We are nearly done with the first month of 2018 (don’t worry, I’m not judging you if you still can’t write the correct year yet). This is the time when the rush at gyms dies down, when people swap out their kale for a little Valentine’s candy, and when we start slipping back to whatever habit we had last year that we swore we’d change this year.
This is not intended to be a guilt trip.
Instead, I’d like us to think a little about the difference between pursuing goals in aggressively or exhaustively. The reason we start to slip is because real life is creeping in, because the kids/parents/spouse/co-workers all need something from us, and we are generally better about taking care of other people before we think about taking care of ourselves.
What’s the Difference Between Exhaustive and Aggressive?
When we exhaustively chase goals, it feels like trudging through a swamp. Sure, we are going to have days when stubbornness determination keep us going, and we might even be okay with it. But it’s heavy. It’s tiring. It’s the sort of thing we use as an EXCUSE to avoid self-care, that we can sometimes hold as a guilt trip over others. It’s obligatory and draining, and when we are asked WHY we are chasing that goal, our answer is essentially because I said so. This kind of goal is when you agree time and again to watch your neighbor’s kids because she asked, but you’d really like to say no so that you can take care of your own – whatever that may be.
Aggressively pursuing a goal means that we know what we want to do, we have the destination in our sights, and that working toward it challenges us BUT ALSO rewards us. Please notes this way isn’t easy – I’d be a jerk if I let you believe that pursuing publication was easy, if I hinted that parenting was easy, if I suggested that being married is easy. These things are all hard, but we are willing to do them because of love and passion and desire to help people or ourselves be better. This is helping a child work through a project because they want to do it well, and you love the child and want to support them in striving.
How Do You AVOID the Trap of Exhaustive Goals?
There are two components:
- Be honest with who you really are.
- Don’t let peer pressure guilt you into saying yes when you mean no.
Be honest with who you really are.
I have several sisters who love to compete in races. They bike or run or do crazy Spartan challenges and it gives them a great sense of accomplishment.

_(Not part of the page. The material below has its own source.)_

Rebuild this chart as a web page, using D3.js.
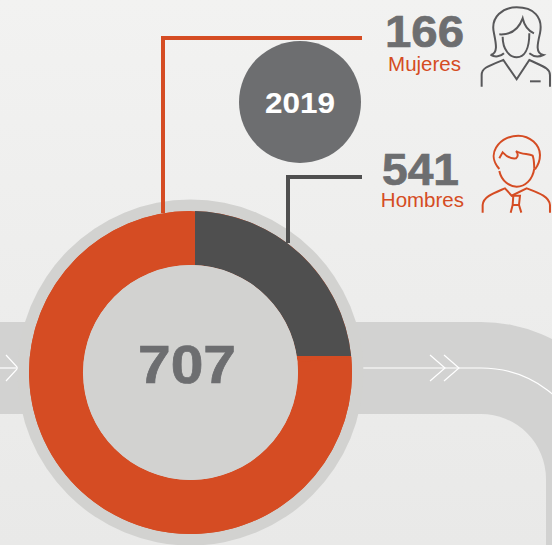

FOR YEARS, I tried to catch the vibe, tried to find joy in running or racing and I just don’t have it. Never have. And the thought of going to a Zumba class gives me all kinds of anxious feelings. Setting a goal to run a certain kind of race is not being honest with myself. Now, doing some calisthenics in my house, joining a spinning class, or even just riding my own spin bike in my garage? I love that. If my goal is to be healthier (it is), I need to be healthier in a way that is honest for me.
If you look at my Pinterest, you will see that I don’t have any food or craft boards. I use Pinterest all the time when I’m making dinner, but it is usually with “Instant Pot + (insert kind of meat available)” and then I pull up a recipe that has most of the ingredients that I have in my house. I don’t mind cooking, I don’t really get into baking, and pinning all kinds of things so followers would think that I was like them was a surprisingly difficult habit to break. But I don’t know where my hot glue gun is (I think I still have one), the only thing I like to paint is walls, and floral arrangements either need dusting or die, so pass on that too.

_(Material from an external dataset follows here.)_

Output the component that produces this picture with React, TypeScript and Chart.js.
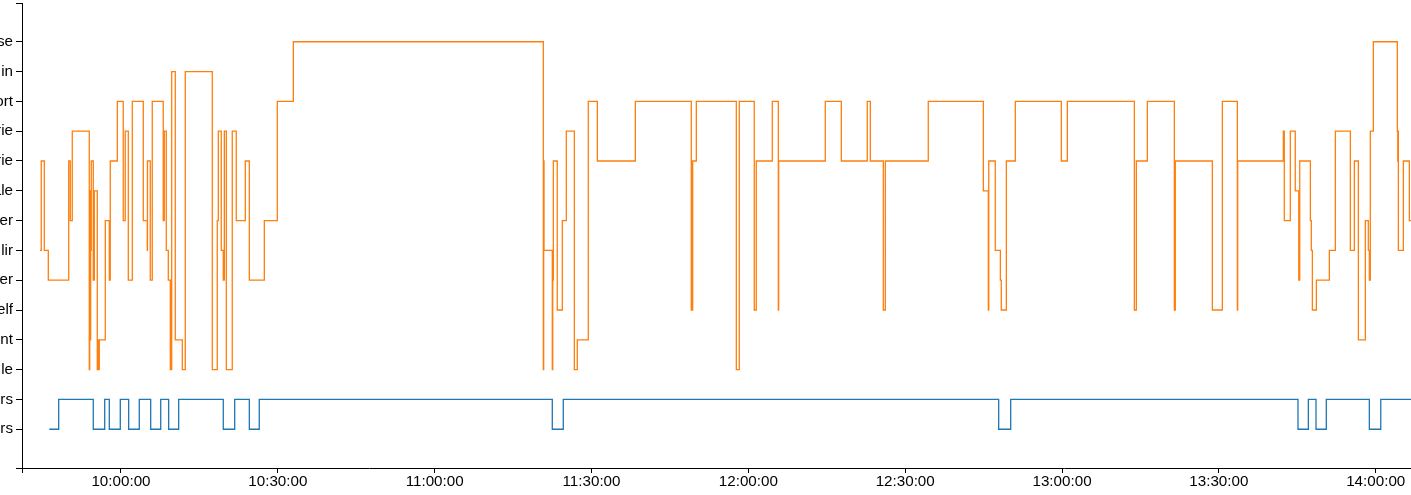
import React, { useEffect, useRef } from "react";
import { Chart, registerables } from "chart.js";

Chart.register(...registerables);

// y categories, bottom (index 0) to top (index 13); only the visible (clipped) text
const categories = ["rs", "rs", "le", "nt", "elf", "er", "lir", "er", "ale", "rie", "rie", "ort", "in", "se"];

const xTickTimes = ["10:00:00", "10:30:00", "11:00:00", "11:30:00", "12:00:00", "12:30:00", "13:00:00", "13:30:00", "14:00:00"];
const xMinTime = "09:41:04";
const xMaxTime = "14:06:45";

const orangeTimes = [
  "09:44:30", "09:44:45", "09:45:20", "09:46:06", "09:50:00", "09:50:18", "09:50:41", "09:53:56", "09:54:01", "09:54:04",
  "09:54:08", "09:54:12", "09:54:16", "09:54:19", "09:54:42", "09:54:47", "09:54:50", "09:54:54", "09:55:28", "09:55:32",
  "09:55:36", "09:55:42", "09:55:48", "09:55:51", "09:57:00", "09:57:46", "09:57:51", "09:57:54", "09:57:57", "09:59:18",
  "10:00:26", "10:00:49", "10:01:24", "10:02:10", "10:04:16", "10:05:02", "10:05:04", "10:05:36", "10:05:59", "10:08:05",
  "10:08:10", "10:08:14", "10:08:17", "10:08:40", "10:09:03", "10:09:26", "10:09:32", "10:09:36", "10:09:42", "10:10:23",
  "10:11:44", "10:12:18", "10:17:28", "10:18:25", "10:18:37", "10:19:11", "10:19:34", "10:19:39", "10:19:42", "10:19:46",
  "10:20:09", "10:21:17", "10:22:03", "10:23:47", "10:24:33", "10:27:25", "10:29:54", "10:32:58", "11:20:47", "11:20:51",
  "11:20:55", "11:22:30", "11:22:35", "11:22:42", "11:23:27", "11:24:25", "11:25:11", "11:26:43", "11:27:17", "11:29:23",
  "11:31:07", "11:38:23", "11:49:05", "11:49:11", "11:49:16", "11:49:21", "11:50:03", "11:57:42", "11:58:16", "12:01:08",
  "12:01:31", "12:04:35", "12:05:44", "12:05:48", "12:14:43", "12:17:47", "12:22:45", "12:23:20", "12:25:49", "12:26:12",
  "12:34:25", "12:44:57", "12:45:54", "12:45:59", "12:47:14", "12:48:12", "12:48:23", "12:49:21", "12:51:04", "12:59:52",
  "13:01:01", "13:13:50", "13:14:13", "13:16:19", "13:21:29", "13:21:34", "13:21:37", "13:21:40", "13:28:45", "13:30:40",
  "13:33:32", "13:33:36", "13:42:20", "13:42:24", "13:42:28", "13:42:31", "13:43:40", "13:44:37", "13:45:17", "13:45:20",
  "13:45:23", "13:45:28", "13:47:30", "13:47:41", "13:47:53", "13:48:39", "13:51:08", "13:52:17", "13:55:09", "13:55:55",
  "13:56:41", "13:58:01", "13:58:35", "13:58:47", "13:58:51", "13:58:55", "13:58:58", "13:59:33", "14:04:08", "14:04:13",
  "14:04:16", "14:04:20", "14:05:17", "14:06:26", "14:07:00",
];
const orangeLevels = [
  6, 9, 6, 5, 9, 7, 10, 2, 3, 8,
  3, 8, 6, 9, 5, 8, 5, 8, 2, 3,
  2, 3, 2, 3, 7, 5, 7, 5, 9, 11,
  7, 10, 5, 11, 7, 6, 9, 5, 11, 7,
  10, 7, 10, 6, 5, 2, 5, 2, 12, 3,
  2, 12, 2, 7, 10, 6, 5, 6, 5, 10,
  2, 10, 7, 9, 5, 7, 11, 13, 2, 9,
  6, 2, 5, 9, 4, 7, 10, 2, 3, 11,
  9, 11, 4, 9, 4, 9, 11, 2, 11, 4,
  9, 11, 4, 9, 11, 9, 11, 9, 4, 9,
  11, 8, 4, 9, 6, 5, 4, 9, 11, 9,
  11, 4, 9, 11, 4, 9, 4, 9, 4, 11,
  4, 9, 10, 9, 10, 7, 10, 8, 5, 8,
  5, 9, 7, 6, 4, 5, 6, 10, 6, 9,
  3, 7, 6, 5, 6, 5, 10, 13, 10, 9,
  10, 6, 9, 7, 7,
];

const blueTimes = [
  "09:46:17", "09:48:05", "09:54:42", "09:56:53", "09:57:46", "09:59:52", "10:01:28", "10:03:30", "10:05:41", "10:07:36",
  "10:09:07", "10:11:02", "10:19:34", "10:21:45", "10:24:33", "10:26:27", "11:22:30", "11:24:36", "12:47:53", "12:50:11",
  "13:45:08", "13:47:07", "13:48:35", "13:50:33", "13:58:47", "14:00:58", "14:07:00",
];
const blueLevels = [
  0, 1, 0, 1, 0, 1, 0, 1, 0, 1,
  0, 1, 0, 1, 0, 1, 0, 1, 0, 1,
  0, 1, 0, 1, 0, 1, 1,
];

function toSec(s: string): number {
  const [h, m, sec] = s.split(":").map(Number);
  return h * 3600 + m * 60 + sec;
}
function fmt(v: number): string {
  const h = Math.floor(v / 3600);
  const m = Math.floor((v % 3600) / 60);
  const s = Math.round(v % 60);
  const p = (n: number) => String(n).padStart(2, "0");
  return `${p(h)}:${p(m)}:${p(s)}`;
}

const FONT = { family: "'Liberation Sans', Arial, sans-serif", size: 15.2 };

export default function App() {
  const ref = useRef<HTMLCanvasElement | null>(null);
  useEffect(() => {
    if (!ref.current) return;
    const xMin = toSec(xMinTime);
    const xMax = toSec(xMaxTime);
    const yMin = -1.3;
    const yMax = categories.length - 1 + 1.3;
    const chart = new Chart(ref.current, {
      type: "line",
      data: {
        datasets: [
          {
            data: blueTimes.map((t, i) => ({ x: toSec(t), y: blueLevels[i] })),
            borderColor: "#1f77b4",
            borderWidth: 1.3,
            pointRadius: 0,
            stepped: true,
            fill: false,
          },
          {
            data: orangeTimes.map((t, i) => ({ x: toSec(t), y: orangeLevels[i] })),
            borderColor: "#ff7f0e",
            borderWidth: 1.3,
            pointRadius: 0,
            stepped: true,
            fill: false,
          },
        ],
      },
      options: {
        animation: false,
        responsive: false,
        devicePixelRatio: 1,
        layout: { padding: { top: 3, left: 0, right: 0, bottom: 0 } },
        plugins: { legend: { display: false }, tooltip: { enabled: false } },
        scales: {
          x: {
            type: "linear",
            min: xMin,
            max: xMax,
            afterBuildTicks: (axis: any) => {
              axis.ticks = [xMin, ...xTickTimes.map(toSec)].map((v) => ({ value: v }));
            },
            afterFit: (axis: any) => {
              axis.height = 27;
              axis.paddingLeft = 0;
              axis.paddingRight = 0;
            },
            ticks: {
              autoSkip: false,
              maxRotation: 0,
              padding: 0,
              color: "#000",
              font: FONT,
              callback: (v: any) => (v === xMin ? "" : fmt(Number(v))),
            },
            grid: { drawOnChartArea: false, drawTicks: true, tickLength: 5, color: "#000", lineWidth: 1 },
            border: { display: true, color: "#000", width: 1 },
          },
          y: {
            type: "linear",
            min: yMin,
            max: yMax,
            afterBuildTicks: (axis: any) => {
              axis.ticks = [yMin, ...categories.map((_, i) => i), yMax].map((v) => ({ value: v }));
            },
            afterFit: (axis: any) => {
              axis.width = 22;
              axis.paddingTop = 0;
              axis.paddingBottom = 0;
            },
            ticks: {
              autoSkip: false,
              padding: 3,
              color: "#000",
              font: FONT,
              callback: (v: any) => (Number.isInteger(v) ? categories[v] : ""),
            },
            grid: { drawOnChartArea: false, drawTicks: true, tickLength: 6, color: "#000", lineWidth: 1 },
            border: { display: true, color: "#000", width: 1 },
          },
        },
      },
    });
    return () => chart.destroy();
  }, []);
  return (
    <div style={{ position: "absolute", left: 0, top: 0, width: 1411, height: 495, background: "#fff" }}>
      <canvas ref={ref} width={1411} height={495} style={{ display: "block" }} />
    </div>
  );
}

I know, we have all kinds of magazines and websites and friends showing us what they are like, making us think that’s who we should be. You should be you. You are absolutely allowed to keep getting better at things – I think that’s a primary purpose of life – but you need to be a better you.
Don’t let peer pressure guilt you into saying yes when you mean no.
There is always going to be someone who needs something. Some of those people are individuals who you have agreed to tend for (to a point). Others are people who think that, because you are there and they need something, they should ask you. They might even be asking you because in the past you have said yes. I’m convinced on of the most difficult words to utter (especially for women) is no. We don’t want to disappoint, let down, be seen as ________, etc.
First, if this is you, I’m giving you the homework assignment to read/listen Present Over Perfect by Shauna Niequist and really become clear in understanding that when you hesitate saying no to other people, you are saying no to yourself. Again, there are times when you have to, but if your tendency is to constantly volunteer for things because you can’t stand the feeling the mirrors guilt, just remember who you are saying no to. Don’t believe me? Check out what Shonda Rhimes says about the matter in The Year of Yes.
I wish you the very best as you KEEP working toward your goals, and as you let go of those that were imposed, but don’t align with who you want to be.